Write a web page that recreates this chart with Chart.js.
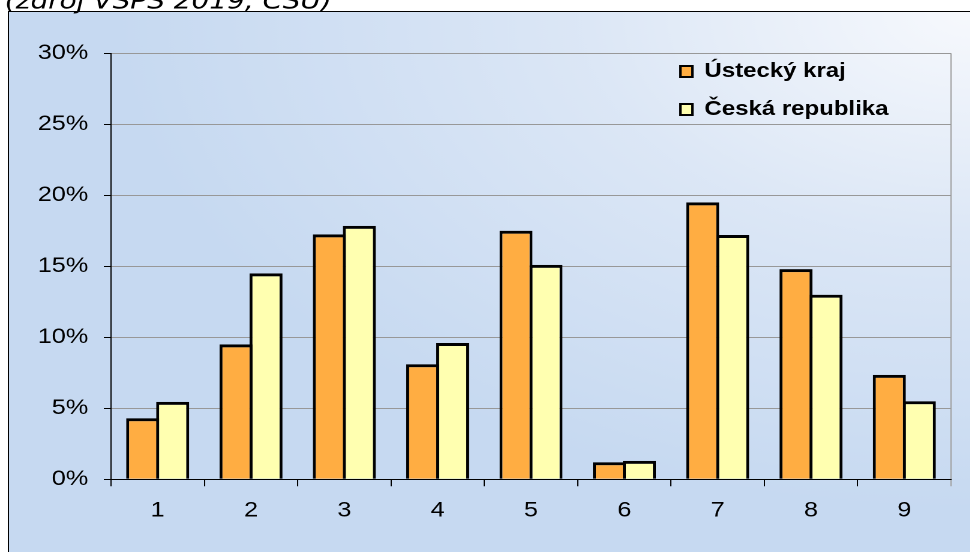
<!DOCTYPE html>
<html>
<head>
<meta charset="utf-8">
<script src="https://cdn.jsdelivr.net/npm/chart.js@4.4.1/dist/chart.umd.min.js"></script>
<style>
  html, body { margin: 0; padding: 0; background: #fff; overflow: hidden; }
  /* puvodni obrazek je vodorovne roztazeny, proto scaleX */
  #obal { width: 809px; height: 552px; transform: scaleX(1.2); transform-origin: 0 0; }
</style>
</head>
<body>
<div id="obal"><canvas id="graf" width="809" height="552"></canvas></div>
<script>
// Data grafu
const kategorie = ['1', '2', '3', '4', '5', '6', '7', '8', '9'];
const usteckyKraj = [4.3, 9.5, 17.25, 8.1, 17.5, 1.2, 19.5, 14.8, 7.35];
const ceskaRepublika = [5.45, 14.5, 17.85, 9.6, 15.1, 1.3, 17.2, 13.0, 5.5];
const hodnotyOsyY = [0, 5, 10, 15, 20, 25, 30];

const pismo = '"Liberation Sans", Arial, sans-serif';

// pozadi s prechodem, ramecek a popis zdroje
const pozadi = {
    id: 'pozadi',
    beforeDraw(chart) {
        const ctx = chart.ctx;
        const w = chart.width, h = chart.height;
        ctx.save();
        ctx.fillStyle = '#fff';
        ctx.fillRect(0, 0, w, h);
        ctx.translate(w, 11);
        ctx.scale(1, 0.7);
        const g = ctx.createRadialGradient(0, 0, 0, 0, 0, 720);
        g.addColorStop(0, '#f7f9fd');
        g.addColorStop(0.45, '#dce7f6');
        g.addColorStop(1, '#c6d9f1');
        ctx.fillStyle = g;
        ctx.fillRect(6.67 - w, 0, w, (h - 11) / 0.7);
        ctx.restore();

        ctx.save();
        ctx.strokeStyle = '#000';
        ctx.lineWidth = 1;
        ctx.beginPath();
        ctx.moveTo(7, h);
        ctx.lineTo(7, 11.5);
        ctx.lineTo(w, 11.5);
        ctx.stroke();
        ctx.font = 'italic 23.3px "DejaVu Sans"';
        ctx.fillStyle = '#000';
        ctx.textBaseline = 'alphabetic';
        ctx.fillText('(zdroj VŠPS 2019, ČSÚ)', 4, 8.5);
        ctx.restore();
    },
    afterLayout(chart) {
        // legenda vpravo nahore uvnitr plochy grafu
        const lg = chart.legend;
        lg.left = 549;
        lg.top = 43.5;
        lg.right = 809;
        lg.bottom = 220;
    }
};

const okraj = { top: 3, left: 2.5, right: 2.5, bottom: 0 };

new Chart(document.getElementById('graf'), {
    type: 'bar',
    data: {
        labels: kategorie,
        datasets: [{
            label: 'Ústecký kraj',
            data: usteckyKraj,
            backgroundColor: '#ffad42',
            borderColor: '#000',
            borderWidth: okraj,
            borderSkipped: 'start',
            categoryPercentage: 0.643,
            barPercentage: 1.1
        }, {
            label: 'Česká republika',
            data: ceskaRepublika,
            backgroundColor: '#ffffb0',
            borderColor: '#000',
            borderWidth: okraj,
            borderSkipped: 'start',
            categoryPercentage: 0.643,
            barPercentage: 1.1
        }]
    },
    options: {
        responsive: false,
        devicePixelRatio: 2,
        animation: false,
        layout: {
            padding: { top: 53.3, right: 16.5, left: 0, bottom: 0 }
        },
        plugins: {
            legend: {
                position: 'chartArea',
                align: 'start',
                labels: {
                    color: '#000',
                    font: { family: pismo, size: 20, weight: 'bold' },
                    boxWidth: 10,
                    boxHeight: 11,
                    padding: 18,
                    generateLabels(chart) {
                        const items = Chart.defaults.plugins.legend.labels.generateLabels(chart);
                        items.forEach(it => { it.lineWidth = 2; it.strokeStyle = '#000'; });
                        return items;
                    }
                }
            },
            tooltip: { enabled: false }
        },
        scales: {
            x: {
                afterFit(scale) { scale.height = 72.7; },
                ticks: {
                    color: '#000',
                    font: { family: pismo, size: 21 },
                    padding: 12
                },
                grid: {
                    offset: true,
                    drawOnChartArea: true,
                    color: c => c.type === 'tick' ? 'rgba(0,0,0,0)' : '#a0a0a0',
                    tickColor: c => c.type === 'tick' ? '#000' : '#a0a0a0',
                    tickLength: 7
                },
                border: { color: '#000', width: 1 }
            },
            y: {
                min: 0,
                max: 30,
                afterBuildTicks(scale) {
                    scale.ticks = hodnotyOsyY.map(v => ({ value: v }));
                },
                afterFit(scale) { scale.width = 92.5; },
                ticks: {
                    color: '#000',
                    font: { family: pismo, size: 21 },
                    padding: 13,
                    callback: v => v + '%'
                },
                grid: {
                    color: '#989898',
                    tickColor: '#000',
                    tickLength: 6,
                    lineWidth: 1
                },
                border: { color: '#000', width: 1 }
            }
        }
    },
    plugins: [pozadi]
});
</script>
</body>
</html>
....
Omit the pictures, and quote the material above exactly as given.

### RESPONSE TO THIS TASK
Write a web page that recreates this chart with Chart.js.
<!DOCTYPE html>
<html>
<head>
<meta charset="utf-8">
<script src="https://cdn.jsdelivr.net/npm/chart.js@4.4.1/dist/chart.umd.min.js"></script>
<style>
  html, body { margin: 0; padding: 0; background: #fff; overflow: hidden; }
  /* puvodni obrazek je vodorovne roztazeny, proto scaleX */
  #obal { width: 809px; height: 552px; transform: scaleX(1.2); transform-origin: 0 0; }
</style>
</head>
<body>
<div id="obal"><canvas id="graf" width="809" height="552"></canvas></div>
<script>
// Data grafu
const kategorie = ['1', '2', '3', '4', '5', '6', '7', '8', '9'];
const usteckyKraj = [4.3, 9.5, 17.25, 8.1, 17.5, 1.2, 19.5, 14.8, 7.35];
const ceskaRepublika = [5.45, 14.5, 17.85, 9.6, 15.1, 1.3, 17.2, 13.0, 5.5];
const hodnotyOsyY = [0, 5, 10, 15, 20, 25, 30];

const pismo = '"Liberation Sans", Arial, sans-serif';

// pozadi s prechodem, ramecek a popis zdroje
const pozadi = {
    id: 'pozadi',
    beforeDraw(chart) {
        const ctx = chart.ctx;
        const w = chart.width, h = chart.height;
        ctx.save();
        ctx.fillStyle = '#fff';
        ctx.fillRect(0, 0, w, h);
        ctx.translate(w, 11);
        ctx.scale(1, 0.7);
        const g = ctx.createRadialGradient(0, 0, 0, 0, 0, 720);
        g.addColorStop(0, '#f7f9fd');
        g.addColorStop(0.45, '#dce7f6');
        g.addColorStop(1, '#c6d9f1');
        ctx.fillStyle = g;
        ctx.fillRect(6.67 - w, 0, w, (h - 11) / 0.7);
        ctx.restore();

        ctx.save();
        ctx.strokeStyle = '#000';
        ctx.lineWidth = 1;
        ctx.beginPath();
        ctx.moveTo(7, h);
        ctx.lineTo(7, 11.5);
        ctx.lineTo(w, 11.5);
        ctx.stroke();
        ctx.font = 'italic 23.3px "DejaVu Sans"';
        ctx.fillStyle = '#000';
        ctx.textBaseline = 'alphabetic';
        ctx.fillText('(zdroj VŠPS 2019, ČSÚ)', 4, 8.5);
        ctx.restore();
    },
    afterLayout(chart) {
        // legenda vpravo nahore uvnitr plochy grafu
        const lg = chart.legend;
        lg.left = 549;
        lg.top = 43.5;
        lg.right = 809;
        lg.bottom = 220;
    }
};

const okraj = { top: 3, left: 2.5, right: 2.5, bottom: 0 };

new Chart(document.getElementById('graf'), {
    type: 'bar',
    data: {
        labels: kategorie,
        datasets: [{
            label: 'Ústecký kraj',
            data: usteckyKraj,
            backgroundColor: '#ffad42',
            borderColor: '#000',
            borderWidth: okraj,
            borderSkipped: 'start',
            categoryPercentage: 0.643,
            barPercentage: 1.1
        }, {
            label: 'Česká republika',
            data: ceskaRepublika,
            backgroundColor: '#ffffb0',
            borderColor: '#000',
            borderWidth: okraj,
            borderSkipped: 'start',
            categoryPercentage: 0.643,
            barPercentage: 1.1
        }]
    },
    options: {
        responsive: false,
        devicePixelRatio: 2,
        animation: false,
        layout: {
            padding: { top: 53.3, right: 16.5, left: 0, bottom: 0 }
        },
        plugins: {
            legend: {
                position: 'chartArea',
                align: 'start',
                labels: {
                    color: '#000',
                    font: { family: pismo, size: 20, weight: 'bold' },
                    boxWidth: 10,
                    boxHeight: 11,
                    padding: 18,
                    generateLabels(chart) {
                        const items = Chart.defaults.plugins.legend.labels.generateLabels(chart);
                        items.forEach(it => { it.lineWidth = 2; it.strokeStyle = '#000'; });
                        return items;
                    }
                }
            },
            tooltip: { enabled: false }
        },
        scales: {
            x: {
                afterFit(scale) { scale.height = 72.7; },
                ticks: {
                    color: '#000',
                    font: { family: pismo, size: 21 },
                    padding: 12
                },
                grid: {
                    offset: true,
                    drawOnChartArea: true,
                    color: c => c.type === 'tick' ? 'rgba(0,0,0,0)' : '#a0a0a0',
                    tickColor: c => c.type === 'tick' ? '#000' : '#a0a0a0',
                    tickLength: 7
                },
                border: { color: '#000', width: 1 }
            },
            y: {
                min: 0,
                max: 30,
                afterBuildTicks(scale) {
                    scale.ticks = hodnotyOsyY.map(v => ({ value: v }));
                },
                afterFit(scale) { scale.width = 92.5; },
                ticks: {
                    color: '#000',
                    font: { family: pismo, size: 21 },
                    padding: 13,
                    callback: v => v + '%'
                },
                grid: {
                    color: '#989898',
                    tickColor: '#000',
                    tickLength: 6,
                    lineWidth: 1
                },
                border: { color: '#000', width: 1 }
            }
        }
    },
    plugins: [pozadi]
});
</script>
</body>
</html>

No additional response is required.